The FIG. 2 does not show display means in the in-cast structure. However, various normal display-types can be used in corresponding embodiments. In option or in addition, transducer can be used for speech synthesis for repeating the characters as words that were written with the keyboard into its memory.

The part FLOAT illustrates a section for the KB that is used to arrange the KB to have certain average density and so to optimize the buoyance of the medium. The KB can also have external hooks or other attachment means to attach further weights or enlightening parts on the KB to adjust lower, to balance, or to increase the buoyance.

The FIG. 3 illustrates in schematic way an example of an embodiment of the invention as embodied in a communications device. The mere KB refers to mere collection of the keys that form the keyboard, in an accordance of the embodiments previously explained. FIG. 3 also indicate presence of a display, for showing the characters and their combinations to form words, graphics, photographs and/or videos. The figure illustrates in the example that the Analyzer electronics comprises means for controlling I/O operations for external communications, light sending and receiving for the keyboard key operations, means to control transducer via the Transducer driver.
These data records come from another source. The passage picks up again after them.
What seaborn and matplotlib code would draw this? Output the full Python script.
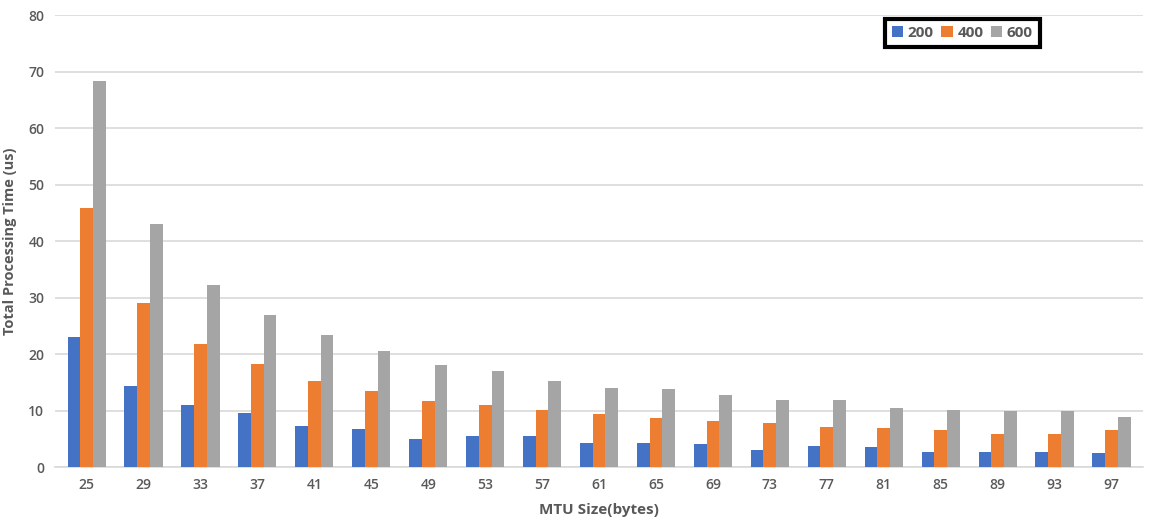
import pandas as pd
import matplotlib
matplotlib.use("Agg")
import matplotlib.pyplot as plt
import seaborn as sns

# MTU sizes on the x axis
mtu_sizes = ["25", "29", "33", "37", "41", "45", "49", "53", "57", "61",
             "65", "69", "73", "77", "81", "85", "89", "93", "97"]

# processing time (us) per series
time_200 = [23.0, 14.4, 11.0, 9.5, 7.3, 6.7, 5.0, 5.5, 5.5, 4.3,
            4.3, 4.1, 3.1, 3.7, 3.5, 2.7, 2.7, 2.7, 2.4]
time_400 = [45.8, 29.0, 21.7, 18.3, 15.3, 13.4, 11.6, 11.0, 10.1, 9.3,
            8.7, 8.2, 7.8, 7.1, 6.9, 6.5, 5.9, 5.9, 6.5]
time_600 = [68.3, 43.1, 32.2, 26.9, 23.3, 20.5, 18.1, 17.0, 15.3, 14.0,
            13.8, 12.7, 11.9, 11.9, 10.4, 10.1, 9.9, 9.9, 8.9]
series_names = ["200", "400", "600"]

# long-form table for seaborn
rows = []
for name, vals in zip(series_names, [time_200, time_400, time_600]):
    for mtu, v in zip(mtu_sizes, vals):
        rows.append({"MTU": mtu, "Series": name, "Time": v})
df = pd.DataFrame(rows)

sns.set_theme(style="white")
plt.rcParams["font.family"] = ["Open Sans", "DejaVu Sans"]

fig = plt.figure(figsize=(11.52, 5.28), dpi=100)
ax = fig.add_axes([0.048, 0.1155, 0.944, 0.856])

palette = {"200": "#4472C4", "400": "#ED7D31", "600": "#A5A5A5"}
sns.barplot(data=df, x="MTU", y="Time", hue="Series", order=mtu_sizes,
            hue_order=series_names, palette=palette, width=0.67,
            saturation=1, linewidth=0, ax=ax, zorder=3)

ax.set_ylim(0, 80)
ax.set_yticks(range(0, 81, 10))
ax.set_xlim(-0.55, len(mtu_sizes) - 0.45)
ax.yaxis.grid(True, color="#D9D9D9", linewidth=1.2, zorder=0)
ax.set_axisbelow(True)
for side in ["top", "right", "left"]:
    ax.spines[side].set_visible(False)
ax.spines["bottom"].set_color("#D9D9D9")
ax.spines["bottom"].set_linewidth(1.2)

ax.tick_params(axis="both", length=0, labelsize=10, labelcolor="#595959", pad=8)
for lbl in ax.get_xticklabels() + ax.get_yticklabels():
    lbl.set_fontweight("semibold")

ax.set_xlabel("MTU Size(bytes)", fontsize=11, fontweight="bold", color="#595959", labelpad=8)
ax.set_ylabel("Total Processing Time (us)", fontsize=10.5, fontweight="bold", color="#595959", labelpad=8)

leg = ax.legend(loc="center", bbox_to_anchor=(0.834, 0.96), ncol=3,
                frameon=True, fancybox=False, handlelength=0.75, handleheight=0.75,
                handletextpad=0.3, columnspacing=0.5, borderpad=0.45,
                prop={"size": 11, "weight": "bold"})
leg.get_frame().set_edgecolor("black")
leg.get_frame().set_linewidth(3)
leg.get_frame().set_alpha(1)
for t in leg.get_texts():
    t.set_color("#595959")

fig.savefig("out.png", dpi=100)
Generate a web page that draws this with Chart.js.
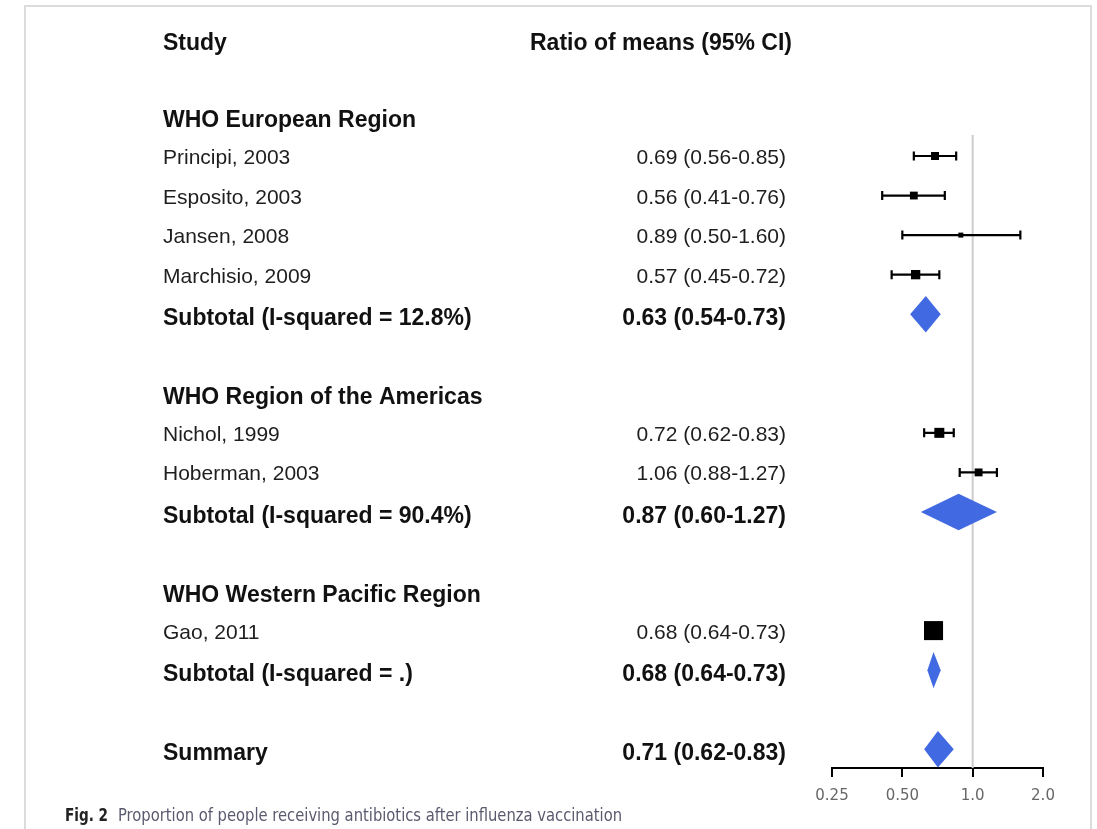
<!DOCTYPE html>
<html>
<head>
<meta charset="utf-8">
<script src="https://cdn.jsdelivr.net/npm/chart.js@4.4.1/dist/chart.umd.min.js"></script>
<style>
  html, body { margin: 0; padding: 0; background: #ffffff; }
  #wrap { position: relative; width: 1097px; height: 829px; }
  canvas { display: block; }
</style>
</head>
<body>
<div id="wrap"><canvas id="c" width="1097" height="829"></canvas></div>
<script>
// ---------------- DATA ----------------
const groupNames = ["WHO European Region", "WHO Region of the Americas", "WHO Western Pacific Region"];
const studyNames = ["Principi, 2003", "Esposito, 2003", "Jansen, 2008", "Marchisio, 2009", "Nichol, 1999", "Hoberman, 2003", "Gao, 2011"];
const studyGroup = [0, 0, 0, 0, 1, 1, 2];
const studyRatio = [0.69, 0.56, 0.89, 0.57, 0.72, 1.06, 0.68];
const studyLow   = [0.56, 0.41, 0.50, 0.45, 0.62, 0.88, 0.64];
const studyHigh  = [0.85, 0.76, 1.60, 0.72, 0.83, 1.27, 0.73];
const studyWeight = [8.4, 8.1, 3.3, 11.5, 13.2, 8.2, 47.9];   // % weight (box area)
const subtotalI2    = ["12.8%", "90.4%", "."];
const subtotalRatio = [0.63, 0.87, 0.68];
const subtotalLow   = [0.54, 0.60, 0.64];
const subtotalHigh  = [0.73, 1.27, 0.73];
const summaryRatio = [0.71];
const summaryLow   = [0.62];
const summaryHigh  = [0.83];
const xTickValues = [0.25, 0.5, 1, 2];
const xTickLabels = ["0.25", "0.50", "1.0", "2.0"];
const columnHeaders = ["Study", "Ratio of means (95% CI)"];
const captionLabel = "Fig. 2";
const captionText = "Proportion of people receiving antibiotics after influenza vaccination";

// ---------------- ROW LAYOUT ----------------
const studyRow = [];
const headerRow = [];
const subtotalRow = [];
let r = 0;
groupNames.forEach((g, gi) => {
  headerRow[gi] = r++;
  studyNames.forEach((s, i) => { if (studyGroup[i] === gi) studyRow[i] = r++; });
  subtotalRow[gi] = r++;
  r++; // blank
});
const summaryRow = r;

function fmt(v, lo, hi) {
  return v.toFixed(2) + " (" + lo.toFixed(2) + "-" + hi.toFixed(2) + ")";
}

const BOLD = "bold 23px 'Liberation Sans', Arial, sans-serif";
const REG = "21px 'Liberation Sans', Arial, sans-serif";
const TEXT_X = 163, NUM_RIGHT = 786, HDR2_X = 530;

const forestPlugin = {
  id: 'forest',
  beforeDraw(chart) {
    const ctx = chart.ctx;
    ctx.save();
    ctx.fillStyle = '#ffffff';
    ctx.fillRect(0, 0, chart.width, chart.height);
    ctx.strokeStyle = '#dcdcdc';
    ctx.lineWidth = 2;
    ctx.beginPath();
    ctx.moveTo(25, 829);
    ctx.lineTo(25, 6);
    ctx.lineTo(1091, 6);
    ctx.lineTo(1091, 829);
    ctx.stroke();
    ctx.restore();
  },
  beforeDatasetsDraw(chart) {
    const ctx = chart.ctx, xs = chart.scales.x, ys = chart.scales.y, ca = chart.chartArea;
    ctx.save();
    // reference line at 1
    ctx.strokeStyle = '#cccccc';
    ctx.lineWidth = 2;
    const x1 = xs.getPixelForValue(1);
    ctx.beginPath();
    ctx.moveTo(x1, ca.top);
    ctx.lineTo(x1, ca.bottom);
    ctx.stroke();
    // whiskers
    ctx.strokeStyle = '#000000';
    ctx.lineWidth = 2.2;
    studyNames.forEach((s, i) => {
      const y = ys.getPixelForValue(studyRow[i]);
      const a = xs.getPixelForValue(studyLow[i]);
      const b = xs.getPixelForValue(studyHigh[i]);
      ctx.beginPath();
      ctx.moveTo(a, y); ctx.lineTo(b, y);
      ctx.moveTo(a, y - 4.5); ctx.lineTo(a, y + 4.5);
      ctx.moveTo(b, y - 4.5); ctx.lineTo(b, y + 4.5);
      ctx.stroke();
    });
    // diamonds
    ctx.fillStyle = '#4169e1';
    const diamond = (row, v, lo, hi) => {
      const y = ys.getPixelForValue(row);
      const yt = ys.getPixelForValue(row - 0.46);
      const yb = ys.getPixelForValue(row + 0.46);
      ctx.beginPath();
      ctx.moveTo(xs.getPixelForValue(lo), y);
      ctx.lineTo(xs.getPixelForValue(v), yt);
      ctx.lineTo(xs.getPixelForValue(hi), y);
      ctx.lineTo(xs.getPixelForValue(v), yb);
      ctx.closePath();
      ctx.fill();
    };
    groupNames.forEach((g, gi) => diamond(subtotalRow[gi], subtotalRatio[gi], subtotalLow[gi], subtotalHigh[gi]));
    diamond(summaryRow, summaryRatio[0], summaryLow[0], summaryHigh[0]);
    ctx.restore();
  },
  afterDraw(chart) {
    const ctx = chart.ctx, ys = chart.scales.y;
    ctx.save();
    ctx.textBaseline = 'alphabetic';
    const bold = (t, x, row, align) => {
      ctx.font = BOLD; ctx.fillStyle = '#111111'; ctx.textAlign = align || 'left';
      ctx.fillText(t, x, ys.getPixelForValue(row) + 11);
    };
    const reg = (t, x, row, align) => {
      ctx.font = REG; ctx.fillStyle = '#1e1e1e'; ctx.textAlign = align || 'left';
      ctx.fillText(t, x, ys.getPixelForValue(row) + 8);
    };
    bold(columnHeaders[0], TEXT_X, -1.95);
    bold(columnHeaders[1], HDR2_X, -1.95);
    groupNames.forEach((g, gi) => {
      bold(g, TEXT_X, headerRow[gi]);
      bold("Subtotal (I-squared = " + subtotalI2[gi] + ")", TEXT_X, subtotalRow[gi]);
      bold(fmt(subtotalRatio[gi], subtotalLow[gi], subtotalHigh[gi]), NUM_RIGHT, subtotalRow[gi], 'right');
    });
    studyNames.forEach((s, i) => {
      reg(s, TEXT_X, studyRow[i]);
      reg(fmt(studyRatio[i], studyLow[i], studyHigh[i]), NUM_RIGHT, studyRow[i], 'right');
    });
    bold("Summary", TEXT_X, summaryRow);
    bold(fmt(summaryRatio[0], summaryLow[0], summaryHigh[0]), NUM_RIGHT, summaryRow, 'right');
    // caption
    ctx.textAlign = 'left';
    ctx.font = "bold 17px 'Liberation Sans Narrow', 'DejaVu Sans Condensed', sans-serif";
    ctx.fillStyle = '#222222';
    let w = ctx.measureText(captionLabel).width;
    ctx.save();
    ctx.translate(65, 821); ctx.scale(43 / w, 1);
    ctx.fillText(captionLabel, 0, 0);
    ctx.restore();
    ctx.font = "17px 'Liberation Sans Narrow', 'DejaVu Sans Condensed', sans-serif";
    ctx.fillStyle = '#5a5a6e';
    w = ctx.measureText(captionText).width;
    ctx.save();
    ctx.translate(118, 821); ctx.scale(504 / w, 1);
    ctx.fillText(captionText, 0, 0);
    ctx.restore();
    ctx.restore();
  }
};

new Chart(document.getElementById('c'), {
  type: 'scatter',
  data: {
    datasets: [{
      data: studyNames.map((s, i) => ({ x: studyRatio[i], y: studyRow[i] })),
      pointStyle: 'rect',
      pointRadius: studyWeight.map(w => 2.75 * Math.sqrt(w) / Math.SQRT2),
      pointHoverRadius: studyWeight.map(w => 2.75 * Math.sqrt(w) / Math.SQRT2),
      backgroundColor: '#000000',
      borderWidth: 0,
      clip: false
    }]
  },
  options: {
    responsive: false,
    animation: false,
    events: [],
    layout: { padding: { left: 832, right: 54, top: 135, bottom: 0 } },
    plugins: { legend: { display: false }, tooltip: { enabled: false } },
    scales: {
      x: {
        type: 'logarithmic',
        min: 0.25,
        max: 2,
        afterBuildTicks: (scale) => { scale.ticks = xTickValues.map(v => ({ value: v })); },
        afterFit: (scale) => { scale.height = 61; },
        ticks: {
          autoSkip: false, maxRotation: 0, padding: 10,
          color: '#666666',
          font: { family: "'DejaVu Sans', Verdana, sans-serif", size: 15 },
          callback: (v, i) => xTickLabels[i]
        },
        grid: { display: true, drawOnChartArea: false, drawTicks: true, tickLength: 9, color: '#000000', lineWidth: 2 },
        border: { display: true, color: '#000000', width: 2 }
      },
      y: {
        type: 'linear',
        reverse: true,
        min: 0.469,
        max: 16.474,
        display: false
      }
    }
  },
  plugins: [forestPlugin]
});
</script>
</body>
</html>
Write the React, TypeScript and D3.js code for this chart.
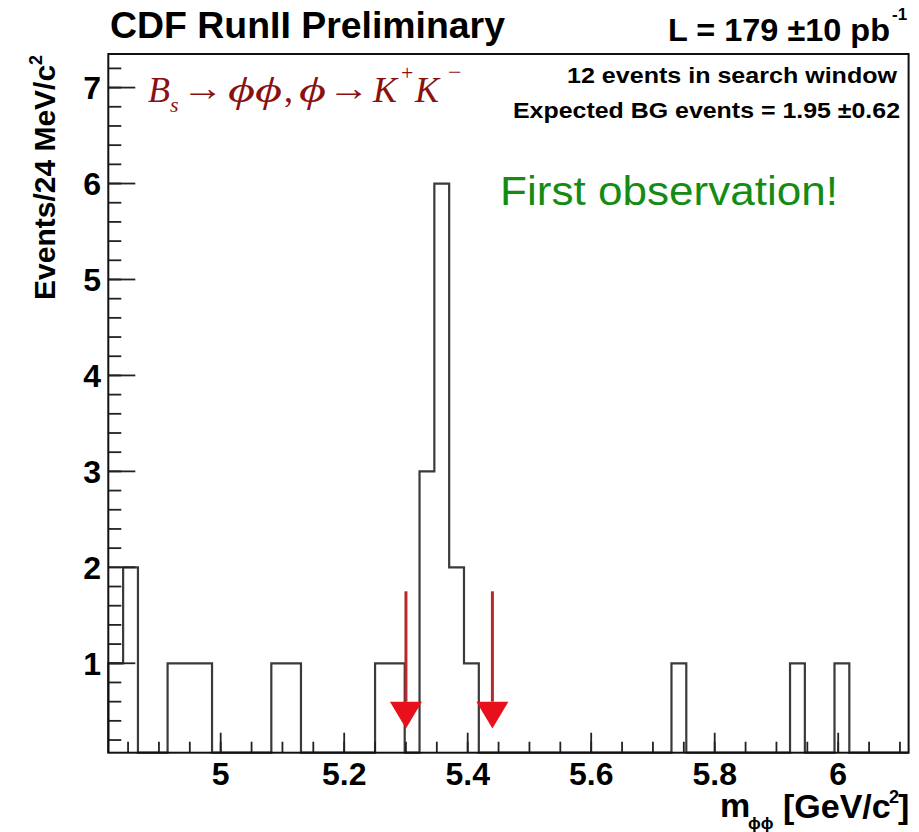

The Analyzer electronics is indicated to have a micro processor μP for data operations as well as computing facilities relating to the functionality of the communicator according to an embodiment of the invention. The memory Memo is indicated to comprise the software that is controlling the operation of the key board as well as the external I/O operations, camera operations, transducer operations, the communication protocol details, as well as the operation related parameters and programs, scripts and other routines, including also the power source condition control.

Although the shown topology as an example, other layouts are also possible without leaving the scope of the embodiments.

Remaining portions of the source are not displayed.